START

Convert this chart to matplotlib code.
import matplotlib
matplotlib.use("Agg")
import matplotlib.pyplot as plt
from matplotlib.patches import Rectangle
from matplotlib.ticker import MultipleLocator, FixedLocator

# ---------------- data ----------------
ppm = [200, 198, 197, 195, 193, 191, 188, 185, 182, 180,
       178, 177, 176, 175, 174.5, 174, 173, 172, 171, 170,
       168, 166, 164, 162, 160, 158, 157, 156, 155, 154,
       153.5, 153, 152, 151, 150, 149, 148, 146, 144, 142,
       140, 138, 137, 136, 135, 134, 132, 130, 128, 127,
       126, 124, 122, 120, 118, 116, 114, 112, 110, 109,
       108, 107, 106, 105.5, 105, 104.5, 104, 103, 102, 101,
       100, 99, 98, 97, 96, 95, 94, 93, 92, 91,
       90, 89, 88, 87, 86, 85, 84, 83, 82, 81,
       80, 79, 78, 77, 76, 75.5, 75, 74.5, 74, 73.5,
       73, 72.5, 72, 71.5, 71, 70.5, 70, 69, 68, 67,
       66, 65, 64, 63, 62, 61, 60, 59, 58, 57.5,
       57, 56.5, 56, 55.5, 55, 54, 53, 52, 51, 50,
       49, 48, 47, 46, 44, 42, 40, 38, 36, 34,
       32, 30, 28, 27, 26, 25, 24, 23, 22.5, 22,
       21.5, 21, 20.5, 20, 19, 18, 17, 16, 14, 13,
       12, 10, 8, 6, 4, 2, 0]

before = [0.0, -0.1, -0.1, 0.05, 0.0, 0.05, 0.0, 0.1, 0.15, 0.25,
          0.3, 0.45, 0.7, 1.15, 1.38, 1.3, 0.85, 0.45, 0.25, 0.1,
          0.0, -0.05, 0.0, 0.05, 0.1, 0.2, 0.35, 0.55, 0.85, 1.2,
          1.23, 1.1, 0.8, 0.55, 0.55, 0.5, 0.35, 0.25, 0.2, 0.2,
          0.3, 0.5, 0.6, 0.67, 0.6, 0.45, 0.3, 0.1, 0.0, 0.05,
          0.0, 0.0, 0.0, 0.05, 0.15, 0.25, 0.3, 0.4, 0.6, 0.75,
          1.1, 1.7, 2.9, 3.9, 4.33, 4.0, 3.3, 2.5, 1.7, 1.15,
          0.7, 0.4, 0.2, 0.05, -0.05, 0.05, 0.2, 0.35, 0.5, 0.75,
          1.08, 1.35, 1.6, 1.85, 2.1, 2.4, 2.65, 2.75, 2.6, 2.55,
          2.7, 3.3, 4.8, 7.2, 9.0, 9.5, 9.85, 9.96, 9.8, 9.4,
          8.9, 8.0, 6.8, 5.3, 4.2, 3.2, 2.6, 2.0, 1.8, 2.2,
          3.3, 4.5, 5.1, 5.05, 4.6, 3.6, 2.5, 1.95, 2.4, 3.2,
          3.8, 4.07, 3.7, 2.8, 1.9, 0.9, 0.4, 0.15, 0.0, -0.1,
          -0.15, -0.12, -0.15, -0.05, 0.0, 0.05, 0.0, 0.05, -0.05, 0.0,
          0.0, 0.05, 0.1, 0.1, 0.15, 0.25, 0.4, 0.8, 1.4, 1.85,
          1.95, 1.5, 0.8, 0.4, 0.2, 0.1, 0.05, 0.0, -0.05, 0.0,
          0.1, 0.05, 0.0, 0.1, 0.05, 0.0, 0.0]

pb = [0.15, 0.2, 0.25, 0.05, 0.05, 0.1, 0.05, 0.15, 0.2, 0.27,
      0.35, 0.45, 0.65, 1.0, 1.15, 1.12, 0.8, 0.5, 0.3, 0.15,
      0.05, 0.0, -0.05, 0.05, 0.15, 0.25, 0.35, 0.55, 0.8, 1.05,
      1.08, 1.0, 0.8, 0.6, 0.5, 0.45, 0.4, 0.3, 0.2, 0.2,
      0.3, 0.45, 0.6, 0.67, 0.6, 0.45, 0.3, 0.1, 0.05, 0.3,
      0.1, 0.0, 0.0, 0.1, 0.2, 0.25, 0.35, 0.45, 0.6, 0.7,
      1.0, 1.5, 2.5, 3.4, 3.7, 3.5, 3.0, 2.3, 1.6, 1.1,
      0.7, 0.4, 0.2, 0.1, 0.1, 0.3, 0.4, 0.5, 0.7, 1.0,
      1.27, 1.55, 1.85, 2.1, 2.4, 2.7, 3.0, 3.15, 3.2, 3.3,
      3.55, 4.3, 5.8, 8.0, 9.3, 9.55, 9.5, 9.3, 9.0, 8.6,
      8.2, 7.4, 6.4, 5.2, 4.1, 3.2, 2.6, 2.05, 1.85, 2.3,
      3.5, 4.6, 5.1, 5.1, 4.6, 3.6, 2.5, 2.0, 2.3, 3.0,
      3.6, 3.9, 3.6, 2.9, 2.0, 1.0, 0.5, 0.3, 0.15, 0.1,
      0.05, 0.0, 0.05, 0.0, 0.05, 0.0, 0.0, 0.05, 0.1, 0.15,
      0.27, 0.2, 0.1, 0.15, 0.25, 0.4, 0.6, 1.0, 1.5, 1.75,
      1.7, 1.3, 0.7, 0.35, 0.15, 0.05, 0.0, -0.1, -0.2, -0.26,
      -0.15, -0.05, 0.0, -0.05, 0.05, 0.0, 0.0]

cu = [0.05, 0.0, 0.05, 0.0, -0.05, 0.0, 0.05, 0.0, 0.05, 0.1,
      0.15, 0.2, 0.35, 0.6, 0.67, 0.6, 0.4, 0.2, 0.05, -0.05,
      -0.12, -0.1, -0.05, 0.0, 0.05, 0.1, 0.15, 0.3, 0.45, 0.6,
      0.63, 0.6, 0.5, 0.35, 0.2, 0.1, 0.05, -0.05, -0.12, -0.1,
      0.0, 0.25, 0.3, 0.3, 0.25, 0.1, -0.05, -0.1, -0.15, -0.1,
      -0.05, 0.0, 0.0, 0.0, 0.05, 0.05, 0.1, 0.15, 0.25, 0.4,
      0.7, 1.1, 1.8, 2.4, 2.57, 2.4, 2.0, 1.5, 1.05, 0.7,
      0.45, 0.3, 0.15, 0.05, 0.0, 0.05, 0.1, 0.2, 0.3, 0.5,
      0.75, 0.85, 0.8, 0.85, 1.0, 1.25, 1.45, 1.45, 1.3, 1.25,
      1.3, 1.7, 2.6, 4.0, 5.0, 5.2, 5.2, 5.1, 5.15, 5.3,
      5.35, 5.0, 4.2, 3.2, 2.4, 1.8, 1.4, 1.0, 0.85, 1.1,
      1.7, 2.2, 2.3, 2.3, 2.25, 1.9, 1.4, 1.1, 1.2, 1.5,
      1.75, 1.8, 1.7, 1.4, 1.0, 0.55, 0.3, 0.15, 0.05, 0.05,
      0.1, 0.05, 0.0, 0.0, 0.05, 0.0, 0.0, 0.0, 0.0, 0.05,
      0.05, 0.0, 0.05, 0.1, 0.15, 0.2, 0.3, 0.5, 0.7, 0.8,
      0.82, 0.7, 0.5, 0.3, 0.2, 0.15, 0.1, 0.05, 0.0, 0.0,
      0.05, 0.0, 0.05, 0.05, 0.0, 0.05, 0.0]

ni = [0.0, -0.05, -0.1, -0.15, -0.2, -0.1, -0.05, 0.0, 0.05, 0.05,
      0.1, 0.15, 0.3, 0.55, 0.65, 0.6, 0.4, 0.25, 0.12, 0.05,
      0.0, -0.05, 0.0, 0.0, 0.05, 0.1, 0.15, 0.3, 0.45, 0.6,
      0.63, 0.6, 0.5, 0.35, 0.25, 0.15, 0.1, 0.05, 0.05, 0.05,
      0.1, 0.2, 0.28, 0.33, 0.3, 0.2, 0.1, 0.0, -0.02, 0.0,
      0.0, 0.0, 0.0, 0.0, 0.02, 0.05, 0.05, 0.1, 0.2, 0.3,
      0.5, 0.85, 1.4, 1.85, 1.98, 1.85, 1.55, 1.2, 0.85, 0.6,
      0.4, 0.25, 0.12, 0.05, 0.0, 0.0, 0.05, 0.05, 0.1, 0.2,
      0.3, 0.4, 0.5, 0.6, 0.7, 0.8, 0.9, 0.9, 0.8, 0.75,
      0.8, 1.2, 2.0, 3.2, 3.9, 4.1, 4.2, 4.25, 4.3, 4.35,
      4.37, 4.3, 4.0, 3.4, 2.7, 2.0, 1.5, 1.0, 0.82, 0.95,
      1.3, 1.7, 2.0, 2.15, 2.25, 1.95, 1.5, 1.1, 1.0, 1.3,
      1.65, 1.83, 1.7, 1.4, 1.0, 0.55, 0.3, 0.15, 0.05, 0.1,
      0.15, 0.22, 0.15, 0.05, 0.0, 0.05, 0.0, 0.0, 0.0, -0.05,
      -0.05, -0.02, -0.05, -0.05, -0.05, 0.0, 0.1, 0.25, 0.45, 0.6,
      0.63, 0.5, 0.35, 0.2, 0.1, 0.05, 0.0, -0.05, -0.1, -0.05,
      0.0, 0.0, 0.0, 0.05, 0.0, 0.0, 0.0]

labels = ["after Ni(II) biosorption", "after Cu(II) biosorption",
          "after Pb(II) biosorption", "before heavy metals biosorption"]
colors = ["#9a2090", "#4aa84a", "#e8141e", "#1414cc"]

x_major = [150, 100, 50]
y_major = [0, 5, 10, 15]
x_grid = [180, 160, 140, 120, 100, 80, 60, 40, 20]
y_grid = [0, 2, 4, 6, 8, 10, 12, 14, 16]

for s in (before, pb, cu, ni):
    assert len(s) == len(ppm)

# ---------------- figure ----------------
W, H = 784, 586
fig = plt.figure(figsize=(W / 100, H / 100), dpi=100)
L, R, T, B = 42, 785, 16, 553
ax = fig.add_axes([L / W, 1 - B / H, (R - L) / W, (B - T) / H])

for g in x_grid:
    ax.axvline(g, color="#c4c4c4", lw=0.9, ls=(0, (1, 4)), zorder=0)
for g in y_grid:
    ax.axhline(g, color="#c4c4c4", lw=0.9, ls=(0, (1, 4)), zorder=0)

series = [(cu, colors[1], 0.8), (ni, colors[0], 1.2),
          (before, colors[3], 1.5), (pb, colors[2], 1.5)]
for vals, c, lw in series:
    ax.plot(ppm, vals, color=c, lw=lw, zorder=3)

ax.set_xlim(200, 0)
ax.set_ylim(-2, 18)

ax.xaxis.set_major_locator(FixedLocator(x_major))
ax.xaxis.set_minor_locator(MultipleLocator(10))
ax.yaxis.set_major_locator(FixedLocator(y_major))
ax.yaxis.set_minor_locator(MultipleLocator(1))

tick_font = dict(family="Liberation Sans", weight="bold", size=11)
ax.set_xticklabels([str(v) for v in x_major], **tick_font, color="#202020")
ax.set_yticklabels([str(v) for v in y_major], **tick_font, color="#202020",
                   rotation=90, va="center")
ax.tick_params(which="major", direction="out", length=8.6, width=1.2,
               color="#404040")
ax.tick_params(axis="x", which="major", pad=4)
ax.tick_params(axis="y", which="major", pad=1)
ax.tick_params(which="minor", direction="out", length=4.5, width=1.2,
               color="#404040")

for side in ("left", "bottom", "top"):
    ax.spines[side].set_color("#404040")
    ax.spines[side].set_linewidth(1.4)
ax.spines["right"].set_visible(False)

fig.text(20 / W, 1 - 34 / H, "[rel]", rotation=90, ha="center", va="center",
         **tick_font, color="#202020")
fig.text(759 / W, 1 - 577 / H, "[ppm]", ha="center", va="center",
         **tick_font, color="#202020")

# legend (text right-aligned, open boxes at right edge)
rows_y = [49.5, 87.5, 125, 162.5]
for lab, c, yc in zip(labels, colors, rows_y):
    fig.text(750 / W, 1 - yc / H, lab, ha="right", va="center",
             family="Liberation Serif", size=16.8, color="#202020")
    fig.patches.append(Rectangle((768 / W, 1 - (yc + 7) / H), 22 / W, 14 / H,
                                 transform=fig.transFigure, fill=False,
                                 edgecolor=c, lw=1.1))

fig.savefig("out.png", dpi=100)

END

■ **Exercise**:
Quote only the stretch of lines that starts the data above and ends with the line containing "from matplotlib.ticker import", both included.

■ **Solution**:
Convert this chart to matplotlib code.
import matplotlib
matplotlib.use("Agg")
import matplotlib.pyplot as plt
from matplotlib.patches import Rectangle
from matplotlib.ticker import MultipleLocator, FixedLocator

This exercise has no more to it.